The new politics of today are bringing about new perspectives of war largely because the nature of warfare is also changing. Armies are smaller and there is a greater use of more powerful weapons guided by computer technology. But technology seduces us. Sadly the casualties will not change. There has been little change in the jus in bello. Sixteen million human beings died in the 1914-18 war of whom 7 million were civilians. There may be fewer combatants killed but now the balance of collateral damage is disproportionate.

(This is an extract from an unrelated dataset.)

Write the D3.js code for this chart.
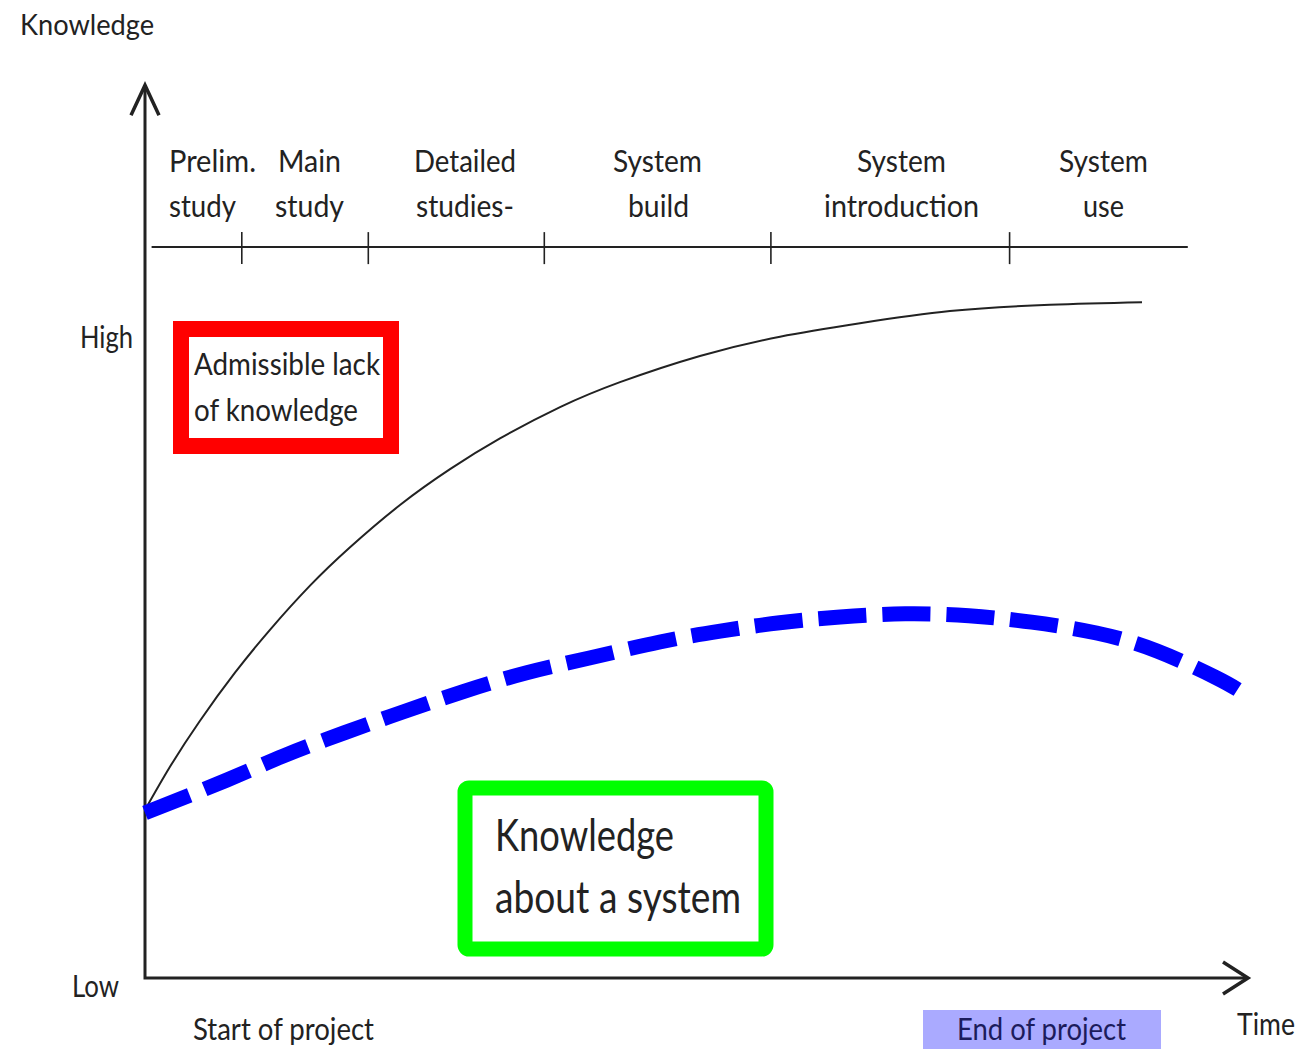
<!DOCTYPE html>
<html>
<head>
<meta charset="utf-8">
<script src="https://cdn.jsdelivr.net/npm/d3@7"></script>
<style>
  body { margin: 0; background: #fff; }
  svg text { font-family: Lato, "Open Sans", sans-serif; fill: #222; }
</style>
</head>
<body>
<svg width="1304" height="1049"></svg>
<script>
// project phases (label lines + where each phase ends on the time axis)
var phaseLabels = [["Prelim.", "study"], ["Main", "study"], ["Detailed", "studies-"],
                   ["System", "build"], ["System", "introduction"], ["System", "use"]];
var phaseBounds = [8.8, 20.3, 36.3, 56.9, 78.6];

// admissible lack of knowledge (solid curve)
var lackTime = [0, 2.27, 5.0, 8.18, 11.36, 15.0, 18.64, 23.18, 27.73, 32.27, 37.73, 43.18, 50.45, 57.73, 65.0, 73.18, 82.27, 90.64];
var lackLevel = [26.25, 33.0, 40.2, 47.7, 54.4, 61.3, 67.3, 73.9, 79.5, 84.3, 89.2, 93.1, 97.2, 100.2, 102.3, 104.2, 105.2, 105.6];

// knowledge about a system (blue dashed)
var knowTime = [0, 7.4, 12.6, 18.1, 23.5, 29.0, 34.7, 40.4, 46.8, 52.3, 57.7, 63.2, 69.1, 74.9, 80.6, 86.5, 92.0, 97.3, 99.4];
var knowLevel = [25.8, 30.9, 34.7, 38.3, 41.6, 44.8, 47.7, 50.0, 52.5, 54.2, 55.5, 56.4, 56.9, 56.6, 55.6, 53.9, 51.1, 47.0, 45.0];

var svg = d3.select('svg');

// time 0..100, knowledge Low=0 .. High=100
var x = d3.scaleLinear().domain([0, 100]).range([145, 1245]);
var y = d3.scaleLinear().domain([0, 100]).range([978, 338]);

var ink = '#222';

// text squeezed to the narrow look of the original font
function label(px, py, str, size, width) {
  return svg.append('text')
      .attr('x', px).attr('y', py)
      .attr('textLength', width)
      .attr('lengthAdjust', 'spacingAndGlyphs')
      .style('font-size', size + 'px')
      .text(str);
}

// axes with arrow heads
svg.append('path')
    .attr('d', 'M' + x(0) + ',' + y(139.5) + 'V' + y(0) + 'H' + (x(100) + 3))
    .attr('fill', 'none').attr('stroke', ink).attr('stroke-width', 3);
svg.append('path')
    .attr('d', 'M' + (x(0) - 14) + ',' + (y(139.5) + 30) + 'L' + x(0) + ',' + y(139.5) + 'L' + (x(0) + 14) + ',' + (y(139.5) + 30))
    .attr('fill', 'none').attr('stroke', ink).attr('stroke-width', 3.5);
svg.append('path')
    .attr('d', 'M' + (x(100) - 22) + ',' + (y(0) - 16) + 'L' + (x(100) + 3) + ',' + y(0) + 'L' + (x(100) - 22) + ',' + (y(0) + 16))
    .attr('fill', 'none').attr('stroke', ink).attr('stroke-width', 3.5);

// phase band
var phaseY = y(114.2);
svg.append('line')
    .attr('x1', x(0.6)).attr('x2', x(94.8))
    .attr('y1', phaseY).attr('y2', phaseY)
    .attr('stroke', ink).attr('stroke-width', 2);
svg.selectAll('.ptick')
    .data(phaseBounds)
    .enter().append('line')
    .attr('x1', function(d) { return x(d); }).attr('x2', function(d) { return x(d); })
    .attr('y1', phaseY - 15).attr('y2', phaseY + 17)
    .attr('stroke', ink).attr('stroke-width', 1.6);

var line1X = [169, 278, 414, 613, 857, 1059], line1W = [87, 63, 102, 89, 89, 89];
var line2X = [169, 275, 416, 628, 824, 1083], line2W = [67, 69, 98, 61, 155, 41];
phaseLabels.forEach(function(d, i) {
  label(line1X[i], 172, d[0], 30, line1W[i]);
  label(line2X[i], 217, d[1], 30, line2W[i]);
});

// curves
var smoothLine = d3.line()
    .x(function(d) { return x(d[0]); })
    .y(function(d) { return y(d[1]); })
    .curve(d3.curveNatural);

svg.append('path')
    .datum(d3.zip(lackTime, lackLevel))
    .attr('d', smoothLine)
    .attr('fill', 'none').attr('stroke', ink).attr('stroke-width', 2);

svg.append('path')
    .datum(d3.zip(knowTime, knowLevel))
    .attr('d', smoothLine)
    .attr('fill', 'none').attr('stroke', '#0000ff')
    .attr('stroke-width', 15)
    .attr('stroke-dasharray', '48,16');

// red annotation box
svg.append('rect')
    .attr('x', 181).attr('y', 329).attr('width', 210).attr('height', 117)
    .attr('fill', '#fff').attr('stroke', '#ff0000').attr('stroke-width', 16);
label(194, 375, 'Admissible lack', 30, 186);
label(194, 421, 'of knowledge', 30, 164);

// green annotation box
svg.append('rect')
    .attr('x', 465).attr('y', 788).attr('width', 301).attr('height', 161)
    .attr('rx', 4)
    .attr('fill', '#fff').attr('stroke', '#00ff00').attr('stroke-width', 15);
label(495, 851, 'Knowledge', 44, 179);
label(495, 913, 'about a system', 44, 246);

// axis labels
label(20, 35, 'Knowledge', 29, 134);
label(80, 348, 'High', 30, 53);
label(72, 997, 'Low', 30, 47);
label(193, 1040, 'Start of  project', 30, 181);

svg.append('rect')
    .attr('x', 923).attr('y', 1010).attr('width', 238).attr('height', 39)
    .attr('fill', '#aaaaff');
label(957, 1040, 'End of project', 30, 169).style('fill', '#1c1c5c');
label(1237, 1035, 'Time', 30, 58);
</script>
</body>
</html>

In our remembrance we must truthfully reflect the experiences of those who took part in war and were directly affected by it. How else can we honour those we seek to remember? One of the pieces of writing we used in our service was the story from Emilio Lussu’s book A Soldier on the Southern Front (translated by Gregory Conti in Pete Ayrton’s anthology of writings from WW1 No Man’s Land). It described a scene on the Southern Front. Some Italians were facing an Austro-Hungarian patrol,
They were seven of them, walking in single file. Convinced they were nowhere near our line, out of sight, they were proceeding parallel to our own trench, walking straight up, rifles in hand, packs on their backs. They were exposed from their knees up. The captain of the 9th gestured to the sharpshooters, gave the order to fire, and the patrol crumbled to the ground.

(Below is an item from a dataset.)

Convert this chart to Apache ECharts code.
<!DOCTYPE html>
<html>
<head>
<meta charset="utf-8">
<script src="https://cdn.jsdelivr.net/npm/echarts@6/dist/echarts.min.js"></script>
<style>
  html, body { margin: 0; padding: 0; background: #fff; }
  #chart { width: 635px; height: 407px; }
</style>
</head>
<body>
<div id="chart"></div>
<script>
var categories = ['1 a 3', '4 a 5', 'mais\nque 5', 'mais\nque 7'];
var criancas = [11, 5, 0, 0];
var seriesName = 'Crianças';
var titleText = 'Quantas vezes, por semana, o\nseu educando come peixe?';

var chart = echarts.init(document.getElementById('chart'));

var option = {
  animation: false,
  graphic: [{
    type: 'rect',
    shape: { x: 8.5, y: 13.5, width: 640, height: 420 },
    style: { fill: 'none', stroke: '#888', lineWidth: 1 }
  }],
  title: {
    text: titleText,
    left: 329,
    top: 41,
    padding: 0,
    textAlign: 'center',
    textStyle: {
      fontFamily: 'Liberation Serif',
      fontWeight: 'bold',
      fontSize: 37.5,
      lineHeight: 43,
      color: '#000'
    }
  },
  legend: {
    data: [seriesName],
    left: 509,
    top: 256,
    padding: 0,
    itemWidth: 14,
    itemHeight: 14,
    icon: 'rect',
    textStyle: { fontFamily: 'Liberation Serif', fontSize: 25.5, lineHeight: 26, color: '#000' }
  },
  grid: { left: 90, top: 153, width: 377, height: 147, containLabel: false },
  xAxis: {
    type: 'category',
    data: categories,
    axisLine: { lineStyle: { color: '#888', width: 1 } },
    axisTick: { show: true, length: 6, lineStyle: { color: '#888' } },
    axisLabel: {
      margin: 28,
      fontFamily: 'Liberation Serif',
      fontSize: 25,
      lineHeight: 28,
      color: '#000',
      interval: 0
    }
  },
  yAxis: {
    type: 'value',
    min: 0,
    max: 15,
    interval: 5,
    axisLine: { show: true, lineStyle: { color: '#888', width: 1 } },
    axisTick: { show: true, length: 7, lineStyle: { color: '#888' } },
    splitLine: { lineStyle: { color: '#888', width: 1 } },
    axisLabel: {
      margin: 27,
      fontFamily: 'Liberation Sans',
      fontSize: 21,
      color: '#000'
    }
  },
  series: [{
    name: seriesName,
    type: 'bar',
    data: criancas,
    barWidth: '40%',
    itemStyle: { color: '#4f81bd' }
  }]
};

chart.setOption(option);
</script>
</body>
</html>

War is like big-game hunting. Lussu said this elsewhere in his book. When the captain of the 9th went to inspect the bodies, a sound of rustling was heard in the trees. The sharpshooters aimed their rifles…. The sound came from two squirrels,
Quick and nimble, they chased each other, hid, chased each other again, and his again. Short little shrieks, like uncontainable laughter, marked their encounters each time they launched themselves with little hops from opposite sides of the trunk, the one against the other…..
One of the sharpshooters….muttered,
‘Shall we shoot?’
‘Are you crazy?’ the captain answered in surprise. ‘They’re so cute.’
Why is a squirrel ‘cute’ but not a fellow human being? I am reminded of a story about St Patrick and his peaceful invasion of Ireland. An ambush had been laid for him by King Leary to prevent St Patrick spreading the faith in Ireland. As Patrick and his followers approached they were singing the hymn or lorica known as St Patrick’s “breastplate” of faith, recited for the protection of body and soul against all forms of evil. Instead of seeing St Patrick the King and his men saw only a herd of wild deer and let them pass by.
How are we to learn not to kill? How do we step back? Violence is in each and every one of us. We speak of peace. We pray for peace. But resolutions to conflicts seem to be difficult to find. Does peace requires something from us that we’re not willing to give up? Remembrance has to be about a commitment to peace – a commitment to do all in our power prevent the tragedy of war that is witnessed by so many generations. Peace must become a greater reality and sought more tenaciously than war.